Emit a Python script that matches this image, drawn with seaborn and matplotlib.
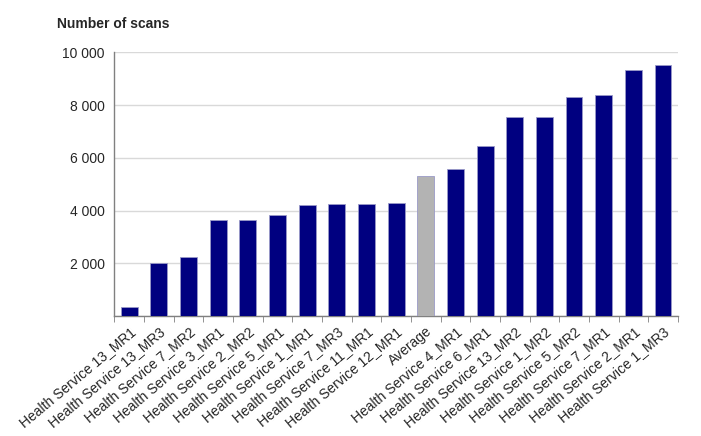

============================================================

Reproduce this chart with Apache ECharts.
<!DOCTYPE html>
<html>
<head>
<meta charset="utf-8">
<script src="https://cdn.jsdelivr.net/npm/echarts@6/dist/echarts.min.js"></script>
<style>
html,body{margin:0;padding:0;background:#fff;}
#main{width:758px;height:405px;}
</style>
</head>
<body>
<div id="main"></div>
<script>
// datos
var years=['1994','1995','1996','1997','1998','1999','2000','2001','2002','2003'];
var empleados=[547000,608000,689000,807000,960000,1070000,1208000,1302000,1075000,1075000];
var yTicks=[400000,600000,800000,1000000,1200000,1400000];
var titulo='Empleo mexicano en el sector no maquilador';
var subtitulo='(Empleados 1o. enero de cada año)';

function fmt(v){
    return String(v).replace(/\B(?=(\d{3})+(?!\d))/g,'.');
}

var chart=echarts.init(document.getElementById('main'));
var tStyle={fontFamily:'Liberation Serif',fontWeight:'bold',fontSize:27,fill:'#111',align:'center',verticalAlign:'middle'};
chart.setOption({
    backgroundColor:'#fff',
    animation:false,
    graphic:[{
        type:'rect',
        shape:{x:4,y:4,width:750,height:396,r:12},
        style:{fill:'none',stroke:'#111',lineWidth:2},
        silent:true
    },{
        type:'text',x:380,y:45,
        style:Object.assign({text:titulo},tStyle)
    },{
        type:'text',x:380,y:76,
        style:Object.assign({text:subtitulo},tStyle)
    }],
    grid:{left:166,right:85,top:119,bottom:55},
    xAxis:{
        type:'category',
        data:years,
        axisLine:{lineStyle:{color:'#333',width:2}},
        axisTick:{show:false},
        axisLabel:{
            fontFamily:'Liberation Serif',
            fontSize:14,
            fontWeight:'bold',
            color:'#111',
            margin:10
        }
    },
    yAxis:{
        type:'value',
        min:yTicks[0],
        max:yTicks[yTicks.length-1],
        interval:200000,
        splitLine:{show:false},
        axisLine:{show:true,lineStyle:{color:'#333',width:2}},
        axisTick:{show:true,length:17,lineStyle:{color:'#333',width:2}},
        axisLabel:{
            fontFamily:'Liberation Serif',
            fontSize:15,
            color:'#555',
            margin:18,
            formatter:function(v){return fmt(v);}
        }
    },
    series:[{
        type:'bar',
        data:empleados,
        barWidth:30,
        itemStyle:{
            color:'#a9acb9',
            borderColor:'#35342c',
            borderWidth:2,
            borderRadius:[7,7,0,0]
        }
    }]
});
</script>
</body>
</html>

============================================================

Exercise aim ->
Extract from the data every line where "script" shows up.

Problem solution ->
Emit a Python script that matches this image, drawn with seaborn and matplotlib.
<script src="https://cdn.jsdelivr.net/npm/echarts@6/dist/echarts.min.js"></script>
<script>
</script>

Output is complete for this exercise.